His search starts in the natural realm with earth, water, air, and fire (1:4-7). All he finds is monotonous uniformity: everything does the same thing year after year. Sight and sound cannot satisfy the senses (1:8). The natural realm always works but never progresses. Solomon next turns to human history only to find it provides nothing new (1:9-11). Without God, human history is a closed, cyclical system. What is past is present and what is present is future and nobody sees it because nobody cares. Dissatisfied, Solomon turns to philosophy: perhaps human wisdom can discover something better (1:12-18). The results disappoint him. Life is like the steam in this morning’s shower. What is crooked cannot be straightened. The more you know, the more you ache.
With one eye toward wisdom, Solomon turns the other eye toward hedonism, materialism, and work (1:17, 2:1-9). Maybe entertainment or wealth or homes or gardens or a harem fulfills man’s deepest felt needs. Perhaps immersing oneself in work brings about contentment. Surprisingly, Solomon finds a sense of satisfaction: “my heart rejoiced in all my labor; and this was my reward from all my labor” (2:10). The fulfillment was fleeting. Why? Death loomed like a dark specter. Wisdom is obviously better than folly, but the wise man dies like the fool (2:14-15). The riches accumulated through knowledge and wisdom and skill lose their value because they must be left behind to someone who did not work to earn them. These realizations drive Solomon to despair. He hated life and his labor (2:17-18).
Thankfully, a greater light shines into this bleak reality. Solomon concludes the satisfaction he found in labor was a gift from God (compare 2:10 with 2:24). Though he diligently sought for contentment “under the sun,” he realized his solution was above: “For who can eat and who can have enjoyment without Him?” (NASB, Ecclesiastes 2:25). To the one who fears God (the righteous), God bestows wisdom, knowledge, and joy. Faith in God gives life the meaning, purpose, and value Solomon sought but could not find below the heavens. The one who does not fear God (the sinner, cf. 8:13) finds futility without happiness (2:26).
As Solomon discovered, man cannot straighten what God makes crooked (1:15 cf. w/7:13). God set the natural realm in motion and subjected this realm to futility (3:1-8). God does not intend for humanity to find answers “under the sun.” He intends the silence to compel humanity to “grope for Him and find Him” (Acts 17:27). What drives our search for meaning is the eternity God places in our hearts (3:11). We sense we are eternal beings. Eternity groans within us, stirring a restlessness settled by God alone.
As he draws chapter three’s “above the sun” commentary to a close, Solomon says:
I know that everything God does will remain forever; there is nothing to add to it and there is nothing to take from it, for God has so worked that men should fear Him (3:14).
Humanity stands powerless before the cycles God set in motion. We can manipulate the matter God creates, but we can neither create nor destroy it. We can look deeply into the natural realm around us, but we cannot discover what God has done from beginning to end (3:11). Once again, Solomon says, we see God’s purpose: “God has so worked that men should fear Him.” God sets humanity in the midst of an unfathomable universe in order to drive us to our knees.
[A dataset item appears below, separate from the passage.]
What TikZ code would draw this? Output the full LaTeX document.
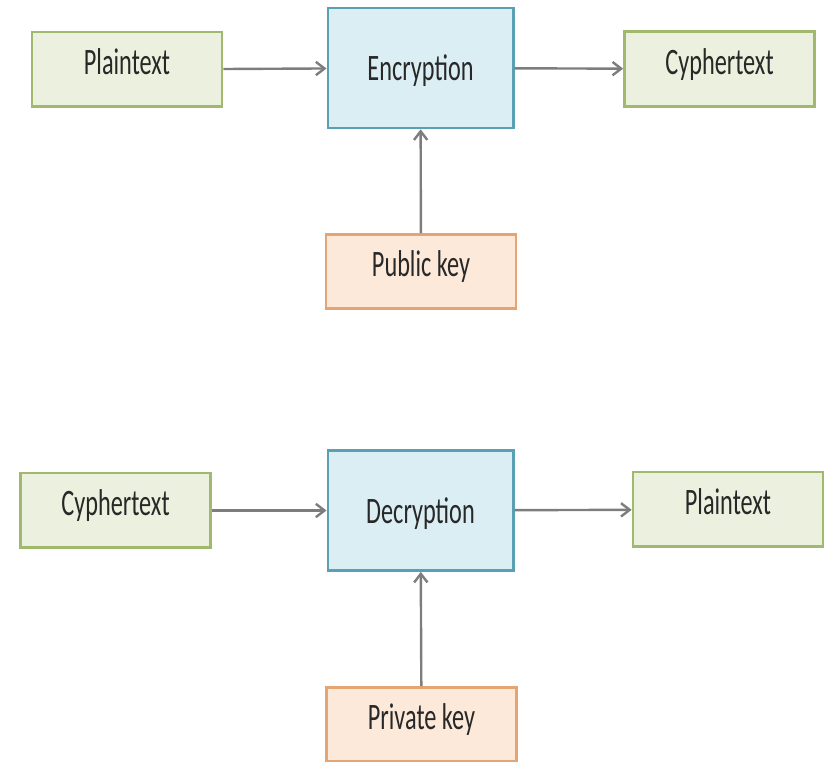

Even with a God worldview, there are anomalies that concern the thinking, compassionate person. “Furthermore, I have seen under the sun that in the place of justice there is wickedness and in the place of righteousness there is wickedness.” A corrupt justice system that fails to punish wickedness is troublesome. When justice falters, where is the deterrent for evil? Solomon’s solution lies with God: “I said to myself, ‘God will judge both the righteous man and the wicked man,’ for a time for every matter and for every deed is there.” When humanity fails to carry out what is right within God’s structure, judgment awaits. Evil will not go unpunished.
Though we live on the “other side of the cross,” we can glean much truth from the observations of Solomon. We live in an era ruled by “-isms”: naturalism, humanism, hedonism, materialism, etc. Ecclesiastes shows us that all of these “-isms” amount to nothing. They fail to provide genuine peace and contentment. Faithful obedience, fear, and a final judgment continue to give meaning to our lives. We not only relate to the satisfaction Solomon found in labor, but also we have a promise of eternal value in Christ: “Whatever you do, do your work heartily, as for the Lord rather than for men, knowing that from the Lord you will receive the reward of the inheritance. It is the Lord Christ whom you serve” (Colossians 3:23-24). Finally, death remains humanity’s most troublesome event, but in Christ the fear of death is swallowed up in the glorious victory of the resurrection. Please heed the words of an old man wizened by experience:
Let us hear the conclusion of the whole matter: Fear God and keep His commandments, for this is man’s all. For God will bring every work into judgment, including every secret thing, whether good or evil (12:13-14).
Wade, this is the “pearl of great price.” With this knowledge man can endure anything, and even find happiness and contentment during severe trial. Without this understanding man is doomed to a life of loneliness even with people, emptiness even with prosperity, and futility even with great accomplishments!